* **What needs to be done**
Stop after the line with "return (B - y) / ph": repeat exactly every line before it, beginning with the first, and that line itself.

* **Data excerpt**
·····
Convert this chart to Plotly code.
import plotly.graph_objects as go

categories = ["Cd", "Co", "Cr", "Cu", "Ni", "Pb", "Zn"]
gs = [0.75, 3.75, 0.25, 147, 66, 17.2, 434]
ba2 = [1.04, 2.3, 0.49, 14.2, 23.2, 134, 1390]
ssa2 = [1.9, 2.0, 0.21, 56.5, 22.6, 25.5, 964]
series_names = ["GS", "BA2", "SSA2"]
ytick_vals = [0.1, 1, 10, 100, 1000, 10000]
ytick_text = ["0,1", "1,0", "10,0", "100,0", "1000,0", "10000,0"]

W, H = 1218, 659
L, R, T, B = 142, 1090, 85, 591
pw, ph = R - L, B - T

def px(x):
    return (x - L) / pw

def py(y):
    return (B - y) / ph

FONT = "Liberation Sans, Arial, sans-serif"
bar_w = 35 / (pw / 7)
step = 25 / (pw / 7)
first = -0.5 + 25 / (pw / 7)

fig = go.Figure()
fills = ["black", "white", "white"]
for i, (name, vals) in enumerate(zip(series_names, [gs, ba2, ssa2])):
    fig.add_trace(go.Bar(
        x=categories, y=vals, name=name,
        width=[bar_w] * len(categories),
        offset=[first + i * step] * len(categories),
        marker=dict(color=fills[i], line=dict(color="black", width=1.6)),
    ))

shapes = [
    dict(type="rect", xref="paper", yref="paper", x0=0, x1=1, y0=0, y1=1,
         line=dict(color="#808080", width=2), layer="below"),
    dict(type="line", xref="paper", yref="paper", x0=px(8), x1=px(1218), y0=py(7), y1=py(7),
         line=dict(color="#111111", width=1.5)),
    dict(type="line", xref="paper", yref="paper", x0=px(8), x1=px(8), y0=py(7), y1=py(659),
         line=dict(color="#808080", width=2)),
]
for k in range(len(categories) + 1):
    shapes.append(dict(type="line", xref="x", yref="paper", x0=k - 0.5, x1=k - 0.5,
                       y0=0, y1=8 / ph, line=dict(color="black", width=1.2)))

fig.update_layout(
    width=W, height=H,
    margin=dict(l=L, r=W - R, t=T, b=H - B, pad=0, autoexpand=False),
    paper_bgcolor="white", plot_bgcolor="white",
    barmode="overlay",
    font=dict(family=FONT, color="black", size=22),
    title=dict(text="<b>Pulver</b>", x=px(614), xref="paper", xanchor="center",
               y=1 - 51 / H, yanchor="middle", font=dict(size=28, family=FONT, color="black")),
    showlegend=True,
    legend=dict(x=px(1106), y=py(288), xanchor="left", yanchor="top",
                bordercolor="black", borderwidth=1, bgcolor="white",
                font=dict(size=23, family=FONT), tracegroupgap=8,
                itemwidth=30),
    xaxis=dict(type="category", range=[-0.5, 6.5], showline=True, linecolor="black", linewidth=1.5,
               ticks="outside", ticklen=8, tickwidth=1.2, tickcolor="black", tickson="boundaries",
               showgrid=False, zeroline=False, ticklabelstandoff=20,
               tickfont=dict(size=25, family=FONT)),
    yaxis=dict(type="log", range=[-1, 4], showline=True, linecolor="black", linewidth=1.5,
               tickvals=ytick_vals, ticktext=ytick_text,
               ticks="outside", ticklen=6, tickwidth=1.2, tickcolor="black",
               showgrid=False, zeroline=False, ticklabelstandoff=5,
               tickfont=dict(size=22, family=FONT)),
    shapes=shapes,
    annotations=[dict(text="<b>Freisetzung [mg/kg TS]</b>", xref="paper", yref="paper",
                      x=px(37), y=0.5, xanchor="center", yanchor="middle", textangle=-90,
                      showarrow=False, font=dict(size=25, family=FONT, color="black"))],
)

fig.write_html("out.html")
·····
* **The reply**
Convert this chart to Plotly code.
import plotly.graph_objects as go

categories = ["Cd", "Co", "Cr", "Cu", "Ni", "Pb", "Zn"]
gs = [0.75, 3.75, 0.25, 147, 66, 17.2, 434]
ba2 = [1.04, 2.3, 0.49, 14.2, 23.2, 134, 1390]
ssa2 = [1.9, 2.0, 0.21, 56.5, 22.6, 25.5, 964]
series_names = ["GS", "BA2", "SSA2"]
ytick_vals = [0.1, 1, 10, 100, 1000, 10000]
ytick_text = ["0,1", "1,0", "10,0", "100,0", "1000,0", "10000,0"]

W, H = 1218, 659
L, R, T, B = 142, 1090, 85, 591
pw, ph = R - L, B - T

def px(x):
    return (x - L) / pw

def py(y):
    return (B - y) / ph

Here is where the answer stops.